→ **Instruction**
From the first line of the listing below to the line with "128.4, 128.4, 128.4]", print each line exactly, and nothing more. Leave out the pictures.

→ **Provided data**
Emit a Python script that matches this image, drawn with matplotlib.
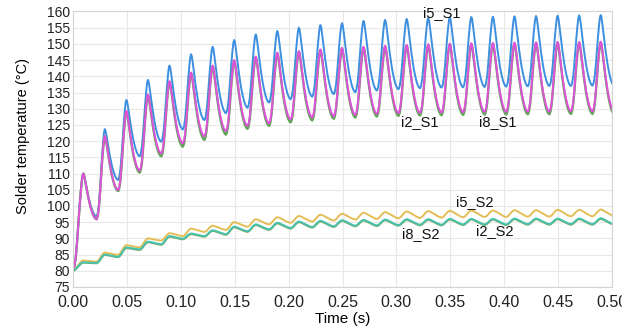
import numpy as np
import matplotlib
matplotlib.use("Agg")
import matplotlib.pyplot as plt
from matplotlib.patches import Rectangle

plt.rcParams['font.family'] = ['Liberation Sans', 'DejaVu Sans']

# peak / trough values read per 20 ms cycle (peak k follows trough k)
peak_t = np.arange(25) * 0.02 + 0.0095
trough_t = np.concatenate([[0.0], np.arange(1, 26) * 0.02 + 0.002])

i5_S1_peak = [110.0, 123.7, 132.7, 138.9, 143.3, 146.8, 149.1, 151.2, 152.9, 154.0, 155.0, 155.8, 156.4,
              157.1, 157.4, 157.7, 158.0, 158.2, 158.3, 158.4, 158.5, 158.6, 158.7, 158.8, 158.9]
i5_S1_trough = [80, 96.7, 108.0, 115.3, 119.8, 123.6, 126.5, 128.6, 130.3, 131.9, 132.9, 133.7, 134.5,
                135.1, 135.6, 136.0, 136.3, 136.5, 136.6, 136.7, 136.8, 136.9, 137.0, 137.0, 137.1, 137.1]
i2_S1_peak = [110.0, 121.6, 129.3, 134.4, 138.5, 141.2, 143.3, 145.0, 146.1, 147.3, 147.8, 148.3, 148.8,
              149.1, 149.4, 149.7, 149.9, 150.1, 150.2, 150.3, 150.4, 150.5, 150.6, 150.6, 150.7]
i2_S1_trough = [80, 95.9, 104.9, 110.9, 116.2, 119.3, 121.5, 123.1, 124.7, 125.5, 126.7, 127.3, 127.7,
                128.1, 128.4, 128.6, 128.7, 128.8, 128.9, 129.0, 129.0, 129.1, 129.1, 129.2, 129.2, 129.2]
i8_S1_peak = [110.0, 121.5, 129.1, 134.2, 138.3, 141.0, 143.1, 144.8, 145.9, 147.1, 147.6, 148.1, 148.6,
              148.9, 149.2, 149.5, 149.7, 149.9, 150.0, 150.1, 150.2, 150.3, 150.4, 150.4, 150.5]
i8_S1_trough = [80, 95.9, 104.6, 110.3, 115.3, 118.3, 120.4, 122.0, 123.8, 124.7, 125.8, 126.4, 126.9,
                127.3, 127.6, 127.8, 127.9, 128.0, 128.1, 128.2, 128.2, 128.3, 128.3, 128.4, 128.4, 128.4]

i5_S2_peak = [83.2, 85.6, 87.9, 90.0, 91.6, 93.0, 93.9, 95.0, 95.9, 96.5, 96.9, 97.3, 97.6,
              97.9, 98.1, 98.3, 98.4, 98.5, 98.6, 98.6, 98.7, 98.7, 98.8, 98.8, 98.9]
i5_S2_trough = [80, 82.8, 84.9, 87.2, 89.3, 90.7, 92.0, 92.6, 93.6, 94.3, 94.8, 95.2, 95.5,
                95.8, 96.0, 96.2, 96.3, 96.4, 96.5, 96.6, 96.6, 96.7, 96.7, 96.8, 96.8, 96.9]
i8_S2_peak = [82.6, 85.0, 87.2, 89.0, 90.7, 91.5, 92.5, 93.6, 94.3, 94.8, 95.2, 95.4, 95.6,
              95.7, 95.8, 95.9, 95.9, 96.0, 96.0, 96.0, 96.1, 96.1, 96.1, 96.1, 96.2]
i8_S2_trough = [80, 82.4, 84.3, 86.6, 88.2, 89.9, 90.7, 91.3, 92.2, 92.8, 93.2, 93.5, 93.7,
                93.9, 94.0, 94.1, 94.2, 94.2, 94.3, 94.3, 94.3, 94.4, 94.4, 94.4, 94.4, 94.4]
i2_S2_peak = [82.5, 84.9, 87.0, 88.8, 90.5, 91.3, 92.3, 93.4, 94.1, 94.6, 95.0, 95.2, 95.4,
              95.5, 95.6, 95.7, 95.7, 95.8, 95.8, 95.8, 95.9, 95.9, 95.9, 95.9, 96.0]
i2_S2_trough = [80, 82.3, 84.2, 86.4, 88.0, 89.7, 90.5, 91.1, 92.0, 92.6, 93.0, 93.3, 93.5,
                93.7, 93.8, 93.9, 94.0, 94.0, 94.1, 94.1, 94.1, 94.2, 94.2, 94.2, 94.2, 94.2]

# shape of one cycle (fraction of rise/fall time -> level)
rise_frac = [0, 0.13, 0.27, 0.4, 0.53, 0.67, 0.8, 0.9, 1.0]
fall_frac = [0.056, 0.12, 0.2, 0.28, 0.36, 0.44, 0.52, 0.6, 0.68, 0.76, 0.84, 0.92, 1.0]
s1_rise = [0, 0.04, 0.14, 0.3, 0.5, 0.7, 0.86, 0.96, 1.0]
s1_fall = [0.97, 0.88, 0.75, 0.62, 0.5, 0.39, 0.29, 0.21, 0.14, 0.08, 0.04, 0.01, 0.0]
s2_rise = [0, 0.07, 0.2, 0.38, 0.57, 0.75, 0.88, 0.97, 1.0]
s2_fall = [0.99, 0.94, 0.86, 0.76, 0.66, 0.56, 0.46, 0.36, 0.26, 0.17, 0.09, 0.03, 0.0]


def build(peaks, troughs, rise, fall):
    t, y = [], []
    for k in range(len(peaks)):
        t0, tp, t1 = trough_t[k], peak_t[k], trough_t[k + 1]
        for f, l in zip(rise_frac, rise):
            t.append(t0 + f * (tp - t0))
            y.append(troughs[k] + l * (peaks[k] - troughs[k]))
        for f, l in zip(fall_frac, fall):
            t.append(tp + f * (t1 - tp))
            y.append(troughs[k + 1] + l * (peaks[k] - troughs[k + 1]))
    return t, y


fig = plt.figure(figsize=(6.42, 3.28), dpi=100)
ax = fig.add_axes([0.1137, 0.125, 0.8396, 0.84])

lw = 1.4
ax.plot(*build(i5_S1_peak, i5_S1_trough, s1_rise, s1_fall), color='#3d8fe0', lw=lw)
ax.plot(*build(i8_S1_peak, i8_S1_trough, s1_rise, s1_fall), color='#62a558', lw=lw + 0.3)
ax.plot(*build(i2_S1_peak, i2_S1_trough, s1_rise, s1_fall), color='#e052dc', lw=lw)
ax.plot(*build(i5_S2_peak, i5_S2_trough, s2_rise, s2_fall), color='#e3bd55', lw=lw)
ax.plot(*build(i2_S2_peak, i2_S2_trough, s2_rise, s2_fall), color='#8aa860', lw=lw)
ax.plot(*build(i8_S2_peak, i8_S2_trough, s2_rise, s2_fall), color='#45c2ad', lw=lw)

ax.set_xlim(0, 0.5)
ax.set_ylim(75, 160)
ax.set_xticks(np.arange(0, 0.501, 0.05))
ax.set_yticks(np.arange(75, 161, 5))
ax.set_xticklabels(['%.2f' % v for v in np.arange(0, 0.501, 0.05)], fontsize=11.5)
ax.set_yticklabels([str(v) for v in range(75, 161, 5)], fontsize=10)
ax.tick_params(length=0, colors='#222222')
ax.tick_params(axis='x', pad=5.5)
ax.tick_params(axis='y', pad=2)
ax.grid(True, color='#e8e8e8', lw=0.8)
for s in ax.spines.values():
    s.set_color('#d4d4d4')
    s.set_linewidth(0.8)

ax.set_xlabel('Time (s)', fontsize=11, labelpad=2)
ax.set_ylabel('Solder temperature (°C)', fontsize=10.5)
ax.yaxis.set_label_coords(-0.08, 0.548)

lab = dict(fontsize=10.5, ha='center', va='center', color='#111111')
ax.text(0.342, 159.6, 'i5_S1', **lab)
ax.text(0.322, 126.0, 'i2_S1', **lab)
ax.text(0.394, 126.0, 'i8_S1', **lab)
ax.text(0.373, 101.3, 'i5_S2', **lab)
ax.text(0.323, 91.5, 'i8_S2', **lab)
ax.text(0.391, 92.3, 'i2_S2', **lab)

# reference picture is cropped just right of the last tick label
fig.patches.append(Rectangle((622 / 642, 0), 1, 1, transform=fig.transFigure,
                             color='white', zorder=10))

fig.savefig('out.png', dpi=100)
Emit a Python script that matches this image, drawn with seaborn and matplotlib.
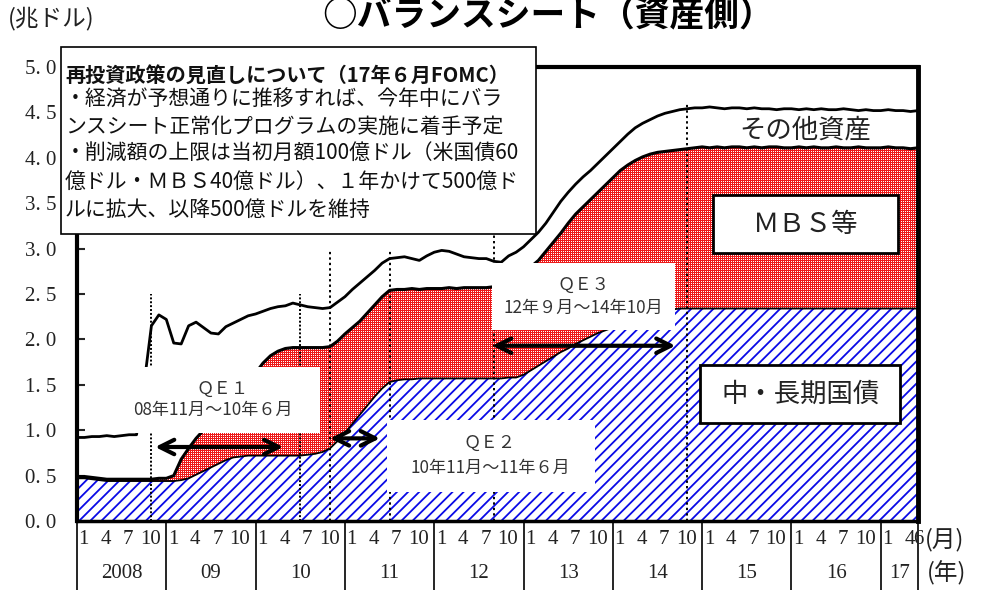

→ **Reply**
Emit a Python script that matches this image, drawn with matplotlib.
import numpy as np
import matplotlib
matplotlib.use("Agg")
import matplotlib.pyplot as plt
from matplotlib.patches import Rectangle

plt.rcParams['font.family'] = ['Liberation Sans', 'DejaVu Sans']

# peak / trough values read per 20 ms cycle (peak k follows trough k)
peak_t = np.arange(25) * 0.02 + 0.0095
trough_t = np.concatenate([[0.0], np.arange(1, 26) * 0.02 + 0.002])

i5_S1_peak = [110.0, 123.7, 132.7, 138.9, 143.3, 146.8, 149.1, 151.2, 152.9, 154.0, 155.0, 155.8, 156.4,
              157.1, 157.4, 157.7, 158.0, 158.2, 158.3, 158.4, 158.5, 158.6, 158.7, 158.8, 158.9]
i5_S1_trough = [80, 96.7, 108.0, 115.3, 119.8, 123.6, 126.5, 128.6, 130.3, 131.9, 132.9, 133.7, 134.5,
                135.1, 135.6, 136.0, 136.3, 136.5, 136.6, 136.7, 136.8, 136.9, 137.0, 137.0, 137.1, 137.1]
i2_S1_peak = [110.0, 121.6, 129.3, 134.4, 138.5, 141.2, 143.3, 145.0, 146.1, 147.3, 147.8, 148.3, 148.8,
              149.1, 149.4, 149.7, 149.9, 150.1, 150.2, 150.3, 150.4, 150.5, 150.6, 150.6, 150.7]
i2_S1_trough = [80, 95.9, 104.9, 110.9, 116.2, 119.3, 121.5, 123.1, 124.7, 125.5, 126.7, 127.3, 127.7,
                128.1, 128.4, 128.6, 128.7, 128.8, 128.9, 129.0, 129.0, 129.1, 129.1, 129.2, 129.2, 129.2]
i8_S1_peak = [110.0, 121.5, 129.1, 134.2, 138.3, 141.0, 143.1, 144.8, 145.9, 147.1, 147.6, 148.1, 148.6,
              148.9, 149.2, 149.5, 149.7, 149.9, 150.0, 150.1, 150.2, 150.3, 150.4, 150.4, 150.5]
i8_S1_trough = [80, 95.9, 104.6, 110.3, 115.3, 118.3, 120.4, 122.0, 123.8, 124.7, 125.8, 126.4, 126.9,
                127.3, 127.6, 127.8, 127.9, 128.0, 128.1, 128.2, 128.2, 128.3, 128.3, 128.4, 128.4, 128.4]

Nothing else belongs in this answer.